La destinée de l’Angleterre a été différente. Je n’entrerai pas aujourd’hui à ce sujet dans de grands détails. Je me propose de vous entretenir un jour spécialement de la vie politique de l’Angleterre ; je ne dirai aujourd’hui que quelques mots sur les causes qui lui ont imprimé une direction tout autre que celle du continent.

Et d’abord il ne s’est pas trouvé, en Angleterre de grands vassaux, de sujets en état de lutter personnellement contre la royauté. Les barons, les grands seigneurs anglais ont été obligés de très bonne heure de se coaliser pour résister en commun. Ainsi ont prévalu, dans la haute aristocratie, le principe de l’association et les mœurs vraiment politiques. De plus la féodalité anglaise, les possesseurs de petits fiefs ont été amenés, par une série d’événements dont je ne puis rendre compte aujourd’hui, à se réunir aux bourgeois, à siéger avec eux dans la chambre des communes, qui a ainsi possédé une force bien supérieure à celle des communes continentales, une force vraiment capable d’influer sur le gouvernement du pays. Voici quel était au quatorzième siècle l’état du parlement britannique : la chambre des lords était le grand conseil du roi, conseil effectivement associé à l’exercice du pouvoir. La chambre des communes, composée des députés des petits possesseurs de fiefs et des bourgeois, ne prenait presque aucune part au gouvernement proprement dit, mais elle établissait des droits, et défendait très énergiquement les intérêts privés et locaux. Le parlement, considéré dans son ensemble, ne gouvernait pas encore, mais il était déjà une institution régulière, un moyen de gouvernement adopté en principe, et souvent indispensable en fait. La tentative de rapprochement et d’alliance entre les divers éléments de la société pour en former un seul corps politique, un véritable État, avait donc réussi en Angleterre, tandis qu’elle avait échoué sur le reste du continent.
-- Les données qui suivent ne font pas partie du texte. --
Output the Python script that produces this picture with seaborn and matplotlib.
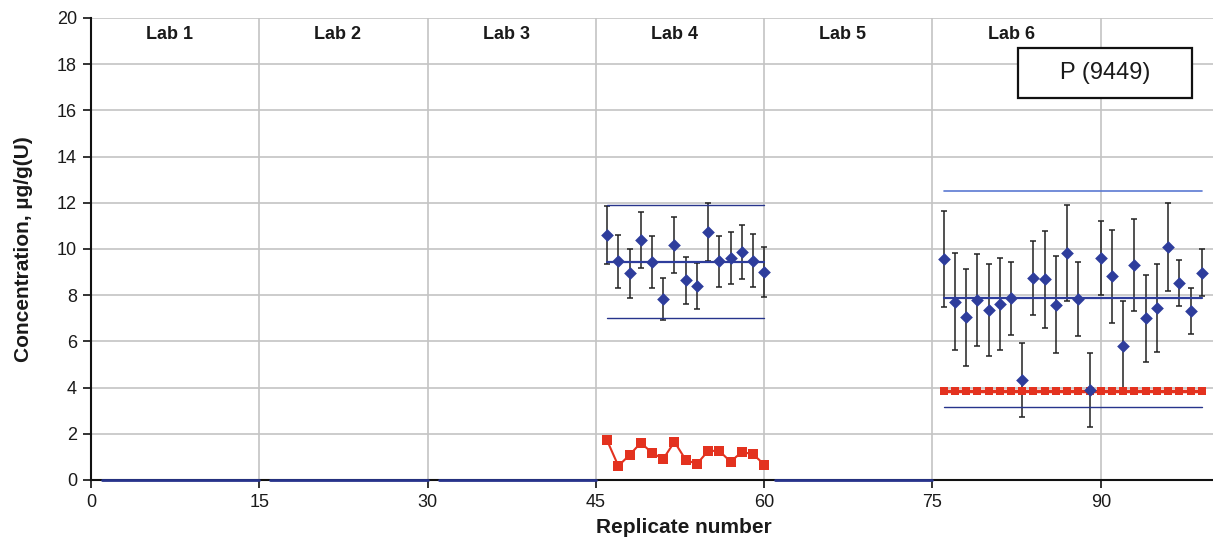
import numpy as np
import pandas as pd
import seaborn as sns
import matplotlib.pyplot as plt
from matplotlib.patches import Rectangle

# ---- data ----
lab_names = ["Lab 1", "Lab 2", "Lab 3", "Lab 4", "Lab 5", "Lab 6"]
lab_first = [1, 16, 31, 46, 61, 76]
lab_last = [15, 30, 45, 60, 75, 99]
empty_lab_mean = 0.0  # labs without reported results

lab4_rep = list(range(46, 61))
lab4_conc = [10.60, 9.46, 8.94, 10.39, 9.43, 7.83, 10.17, 8.64, 8.41, 10.73,
             9.46, 9.61, 9.89, 9.50, 9.01]
lab4_err = [1.25, 1.13, 1.05, 1.23, 1.13, 0.92, 1.20, 1.00, 1.00, 1.26,
            1.12, 1.13, 1.17, 1.14, 1.07]
lab4_ref = [1.71, 0.61, 1.08, 1.61, 1.18, 0.91, 1.65, 0.88, 0.69, 1.26,
            1.26, 0.79, 1.21, 1.12, 0.67]
lab4_mean, lab4_upper, lab4_lower = 9.44, 11.90, 7.00

lab6_rep = list(range(76, 100))
lab6_conc = [9.56, 7.72, 7.04, 7.80, 7.37, 7.62, 7.86, 4.33, 8.75, 8.68,
             7.59, 9.84, 7.85, 3.90, 9.63, 8.81, 5.81, 9.30, 7.00, 7.46,
             10.09, 8.54, 7.30, 8.98]
lab6_err = [2.09, 2.09, 2.09, 2.00, 2.00, 1.99, 1.59, 1.60, 1.60, 2.10,
            2.09, 2.08, 1.60, 1.60, 1.60, 2.00, 1.95, 1.98, 1.89, 1.90,
            1.89, 1.00, 0.99, 1.00]
lab6_ref = [3.85, 3.85, 3.85, 3.85, 3.85, 3.85, 3.85, 3.85, 3.85, 3.85,
            3.85, 3.85, 3.85, 3.85, 3.85, 3.85, 3.85, 3.85, 3.85, 3.85,
            3.85, 3.85, 3.85, 3.85]
lab6_mean, lab6_upper, lab6_lower = 7.88, 12.52, 3.18

x_ticks = [0, 15, 30, 45, 60, 75, 90]
y_ticks = [0, 2, 4, 6, 8, 10, 12, 14, 16, 18, 20]
panel_label = "P (9449)"

# ---- styling ----
sns.set_theme(style="white")
plt.rcParams["font.family"] = ["Liberation Sans", "DejaVu Sans"]

BLUE = "#2e3d9c"
NAVY = "#27348c"
LIGHT_BLUE = "#5b79d2"
RED = "#e3321f"
GRID = "#c4c4c4"

fig = plt.figure(figsize=(12.13, 5.42), dpi=100)
ax = fig.add_axes([0.075, 0.1144, 0.925, 0.8524])

# grid
ax.set_xlim(0, 100)
ax.set_ylim(0, 20)
ax.set_xticks(x_ticks)
ax.set_yticks(y_ticks)
ax.grid(True, color=GRID, linewidth=1.2, zorder=0)
ax.set_axisbelow(True)

# zero lines for labs without results
for name, a, b in zip(lab_names, lab_first, lab_last):
    if name in ("Lab 4", "Lab 6"):
        continue
    ax.plot([a, b], [empty_lab_mean, empty_lab_mean], color=NAVY, lw=2.0,
            zorder=3, clip_on=False)

# lab 4
df4 = pd.DataFrame({"rep": lab4_rep, "conc": lab4_conc, "err": lab4_err,
                    "ref": lab4_ref})
ax.errorbar(df4["rep"], df4["conc"], yerr=df4["err"], fmt="none",
            ecolor="#222222", elinewidth=1.1, capsize=2.5, capthick=1.1,
            zorder=3)
for yv, col, lw in [(lab4_upper, NAVY, 1.0), (lab4_lower, NAVY, 1.0),
                    (lab4_mean, BLUE, 1.6)]:
    ax.plot([lab4_rep[0], lab4_rep[-1]], [yv, yv], color=col, lw=lw, zorder=4)
sns.lineplot(data=df4, x="rep", y="ref", ax=ax, color=RED, lw=1.5,
             marker="s", markersize=6.5, markeredgewidth=0, zorder=5)
sns.scatterplot(data=df4, x="rep", y="conc", ax=ax, color=BLUE, marker="D",
                s=42, linewidth=0, zorder=6)

# lab 6
df6 = pd.DataFrame({"rep": lab6_rep, "conc": lab6_conc, "err": lab6_err,
                    "ref": lab6_ref})
ax.errorbar(df6["rep"], df6["conc"], yerr=df6["err"], fmt="none",
            ecolor="#222222", elinewidth=1.1, capsize=2.5, capthick=1.1,
            zorder=3)
for yv, col, lw in [(lab6_upper, LIGHT_BLUE, 1.2), (lab6_lower, NAVY, 1.0),
                    (lab6_mean, BLUE, 1.6)]:
    ax.plot([lab6_rep[0], lab6_rep[-1]], [yv, yv], color=col, lw=lw, zorder=4)
sns.lineplot(data=df6, x="rep", y="ref", ax=ax, color=RED, lw=2.5,
             marker="s", markersize=6, markeredgewidth=0, zorder=5)
sns.scatterplot(data=df6, x="rep", y="conc", ax=ax, color=BLUE, marker="D",
                s=42, linewidth=0, zorder=6)

# lab names
for name, a in zip(lab_names, lab_first):
    ax.text(a + 6.0, 19.3, name, ha="center", va="center", fontsize=13,
            fontweight="bold", color="#1a1a1a")

# panel label box
ax.add_patch(Rectangle((82.6, 16.52), 15.5, 2.2, facecolor="white",
                       edgecolor="#111111", lw=1.6, zorder=7))
ax.text(90.35, 17.62, panel_label, ha="center", va="center", fontsize=17,
        color="#1a1a1a", zorder=8)

# axes
for s in ("top", "right"):
    ax.spines[s].set_visible(False)
for s in ("left", "bottom"):
    ax.spines[s].set_color("#111111")
    ax.spines[s].set_linewidth(1.5)
ax.tick_params(axis="both", direction="out", length=6, width=1.2,
               color="#111111", labelsize=13, labelcolor="#1a1a1a",
               bottom=True, left=True, pad=4)
ax.set_xlabel("Replicate number", fontsize=15, fontweight="bold",
              color="#1a1a1a")
ax.set_ylabel("Concentration, \u00b5g/g(U)", fontsize=15, fontweight="bold",
              color="#1a1a1a")
ax.xaxis.set_label_coords(0.528, -0.083)
ax.yaxis.set_label_coords(-0.052, 0.5)

fig.savefig("out.png", dpi=100)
Je ne dirai qu’un mot de l’Allemagne, et uniquement pour indiquer le caractère dominant de son histoire. Là les tentatives de fusion, d’unité, d’organisation politique générale ont été suivies avec peu d’ardeur. Les divers éléments sociaux sont restés beaucoup plus distincts, beaucoup plus indépendants que dans le reste de l’Europe. S’il en fallait une preuve, on la trouverait jusque dans les temps modernes. L’Allemagne est le seul pays de l’Europe où l’élection féodale ait pris part longtemps à la création de la royauté. Je ne parle pas de la Pologne, ni des nations esclavonnes, qui sont entrées si tard dans le système de la civilisation européenne. L’Allemagne est également le seul pays de l’Europe où il fût resté des souverains ecclésiastiques, le seul qui eût conservé des villes libres ayant une existence, une vraie souveraineté politique. Il est clair que la tentative de fondre en une seule société les éléments de la société européenne primitive, avait eu là beaucoup moins d’activité et d’effet qu’ailleurs.

Je viens de mettre sous vos yeux, Messieurs, les grands essais d’organisation politique tentés en Europe jusqu’à la fin du quatorzième siècle et au commencement du quinzième. Vous les avez vus tous échouer. J’ai essayé d’indiquer en passant les causes de ce mauvais succès : à vrai dire elles se réduisent à une seule. La société n’était pas assez avancée pour se prêter à l’unité ; tout était encore trop local, trop spécial, trop étroit, trop divers dans les existences et dans les esprits. Il n’y avait ni intérêts généraux, ni opinions générales capables de dominer les intérêts et les opinions particulières. Les esprits les plus élevés, les plus hardis n’avaient aucune idée d’administration ni de justice vraiment publique. Il fallait évidemment qu’une civilisation très active, très forte vînt d’abord mêler, assimiler, broyer pour ainsi dire ensemble tous ces éléments incohérents ; il fallait qu’il se fît d’abord une puissante centralisation des intérêts, des lois, des mœurs, des idées ; il fallait, en un mot, qu’il se créât un pouvoir public et une opinion publique. Nous arrivons à l’époque où ce grand travail s’est enfin consommé. Ses premiers symptômes, l’état des esprits et des mœurs pendant le cours du quinzième siècle, leur tendance vers la formation d’un gouvernement central et d’une opinion publique, tel sera l’objet de notre prochaine leçon.